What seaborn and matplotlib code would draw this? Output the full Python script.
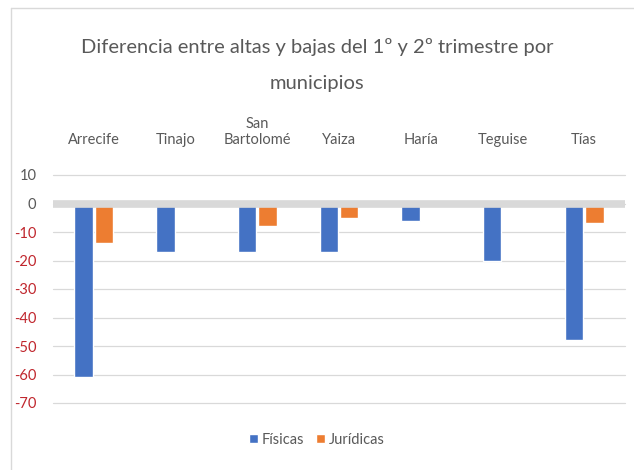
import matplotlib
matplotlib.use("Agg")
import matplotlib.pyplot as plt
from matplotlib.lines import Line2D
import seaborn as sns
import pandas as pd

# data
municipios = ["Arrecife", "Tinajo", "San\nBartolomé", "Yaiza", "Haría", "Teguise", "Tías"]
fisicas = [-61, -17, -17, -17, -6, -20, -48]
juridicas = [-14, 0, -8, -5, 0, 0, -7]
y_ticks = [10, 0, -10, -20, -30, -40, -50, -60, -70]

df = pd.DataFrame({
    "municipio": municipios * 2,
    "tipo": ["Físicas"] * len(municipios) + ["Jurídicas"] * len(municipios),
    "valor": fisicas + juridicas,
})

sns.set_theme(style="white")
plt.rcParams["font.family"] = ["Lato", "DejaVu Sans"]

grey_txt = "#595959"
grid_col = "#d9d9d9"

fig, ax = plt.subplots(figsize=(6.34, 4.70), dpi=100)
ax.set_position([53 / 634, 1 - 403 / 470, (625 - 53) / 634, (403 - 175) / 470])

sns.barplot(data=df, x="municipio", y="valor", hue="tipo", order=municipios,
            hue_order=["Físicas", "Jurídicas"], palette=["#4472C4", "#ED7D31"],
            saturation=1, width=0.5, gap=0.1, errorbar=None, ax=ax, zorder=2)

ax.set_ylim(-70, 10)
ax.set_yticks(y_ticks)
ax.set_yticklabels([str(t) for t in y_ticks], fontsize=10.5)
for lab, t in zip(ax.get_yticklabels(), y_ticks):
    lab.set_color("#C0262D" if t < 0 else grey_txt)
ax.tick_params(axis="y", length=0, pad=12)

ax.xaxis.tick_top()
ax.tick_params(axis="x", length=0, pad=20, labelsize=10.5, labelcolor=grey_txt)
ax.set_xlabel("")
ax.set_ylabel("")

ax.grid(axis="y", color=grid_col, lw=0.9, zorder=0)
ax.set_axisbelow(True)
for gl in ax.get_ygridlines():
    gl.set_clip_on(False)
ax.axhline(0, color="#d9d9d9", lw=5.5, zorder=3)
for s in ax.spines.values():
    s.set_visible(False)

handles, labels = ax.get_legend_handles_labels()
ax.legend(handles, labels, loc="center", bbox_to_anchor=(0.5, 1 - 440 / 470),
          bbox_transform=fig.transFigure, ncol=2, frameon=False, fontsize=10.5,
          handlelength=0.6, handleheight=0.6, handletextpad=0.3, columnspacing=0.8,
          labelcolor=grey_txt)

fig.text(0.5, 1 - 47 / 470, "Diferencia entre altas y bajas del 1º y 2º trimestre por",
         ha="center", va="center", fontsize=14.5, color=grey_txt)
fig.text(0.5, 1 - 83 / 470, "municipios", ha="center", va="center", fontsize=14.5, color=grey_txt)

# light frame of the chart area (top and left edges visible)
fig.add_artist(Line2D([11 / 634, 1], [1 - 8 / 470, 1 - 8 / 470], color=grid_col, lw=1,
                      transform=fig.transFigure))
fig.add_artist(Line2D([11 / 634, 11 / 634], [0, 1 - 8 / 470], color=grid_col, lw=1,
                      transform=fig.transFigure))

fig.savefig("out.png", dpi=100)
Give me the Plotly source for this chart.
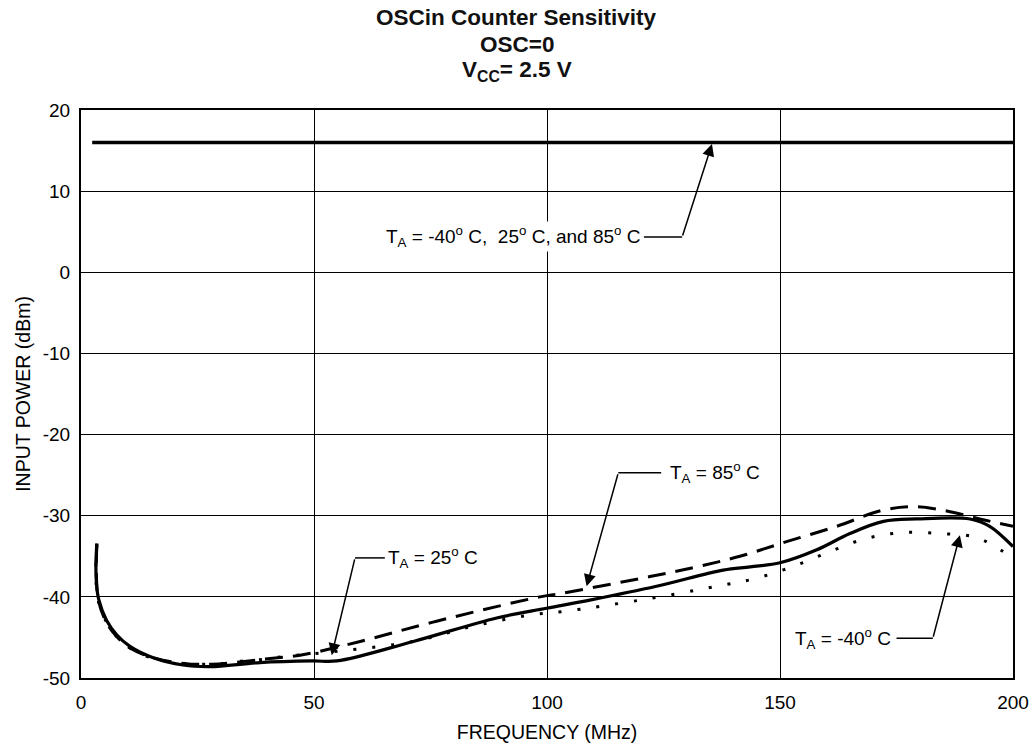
------------------------------------
**Your task**: Reproduce every record above exactly, omitting the pictures.

**Task output**:
What seaborn and matplotlib code would draw this? Output the full Python script.
import matplotlib
matplotlib.use("Agg")
import matplotlib.pyplot as plt
from matplotlib.lines import Line2D
import seaborn as sns
import pandas as pd

# data
municipios = ["Arrecife", "Tinajo", "San\nBartolomé", "Yaiza", "Haría", "Teguise", "Tías"]
fisicas = [-61, -17, -17, -17, -6, -20, -48]
juridicas = [-14, 0, -8, -5, 0, 0, -7]
y_ticks = [10, 0, -10, -20, -30, -40, -50, -60, -70]

df = pd.DataFrame({
    "municipio": municipios * 2,
    "tipo": ["Físicas"] * len(municipios) + ["Jurídicas"] * len(municipios),
    "valor": fisicas + juridicas,
})

sns.set_theme(style="white")
plt.rcParams["font.family"] = ["Lato", "DejaVu Sans"]

grey_txt = "#595959"
grid_col = "#d9d9d9"

fig, ax = plt.subplots(figsize=(6.34, 4.70), dpi=100)
ax.set_position([53 / 634, 1 - 403 / 470, (625 - 53) / 634, (403 - 175) / 470])

sns.barplot(data=df, x="municipio", y="valor", hue="tipo", order=municipios,
            hue_order=["Físicas", "Jurídicas"], palette=["#4472C4", "#ED7D31"],
            saturation=1, width=0.5, gap=0.1, errorbar=None, ax=ax, zorder=2)

ax.set_ylim(-70, 10)
ax.set_yticks(y_ticks)
ax.set_yticklabels([str(t) for t in y_ticks], fontsize=10.5)
for lab, t in zip(ax.get_yticklabels(), y_ticks):
    lab.set_color("#C0262D" if t < 0 else grey_txt)
ax.tick_params(axis="y", length=0, pad=12)

ax.xaxis.tick_top()
ax.tick_params(axis="x", length=0, pad=20, labelsize=10.5, labelcolor=grey_txt)
ax.set_xlabel("")
ax.set_ylabel("")

ax.grid(axis="y", color=grid_col, lw=0.9, zorder=0)
ax.set_axisbelow(True)
for gl in ax.get_ygridlines():
    gl.set_clip_on(False)
ax.axhline(0, color="#d9d9d9", lw=5.5, zorder=3)
for s in ax.spines.values():
    s.set_visible(False)

handles, labels = ax.get_legend_handles_labels()
ax.legend(handles, labels, loc="center", bbox_to_anchor=(0.5, 1 - 440 / 470),
          bbox_transform=fig.transFigure, ncol=2, frameon=False, fontsize=10.5,
          handlelength=0.6, handleheight=0.6, handletextpad=0.3, columnspacing=0.8,
          labelcolor=grey_txt)

fig.text(0.5, 1 - 47 / 470, "Diferencia entre altas y bajas del 1º y 2º trimestre por",
         ha="center", va="center", fontsize=14.5, color=grey_txt)
fig.text(0.5, 1 - 83 / 470, "municipios", ha="center", va="center", fontsize=14.5, color=grey_txt)

# light frame of the chart area (top and left edges visible)
fig.add_artist(Line2D([11 / 634, 1], [1 - 8 / 470, 1 - 8 / 470], color=grid_col, lw=1,
                      transform=fig.transFigure))
fig.add_artist(Line2D([11 / 634, 11 / 634], [0, 1 - 8 / 470], color=grid_col, lw=1,
                      transform=fig.transFigure))

fig.savefig("out.png", dpi=100)
Give me the Plotly source for this chart.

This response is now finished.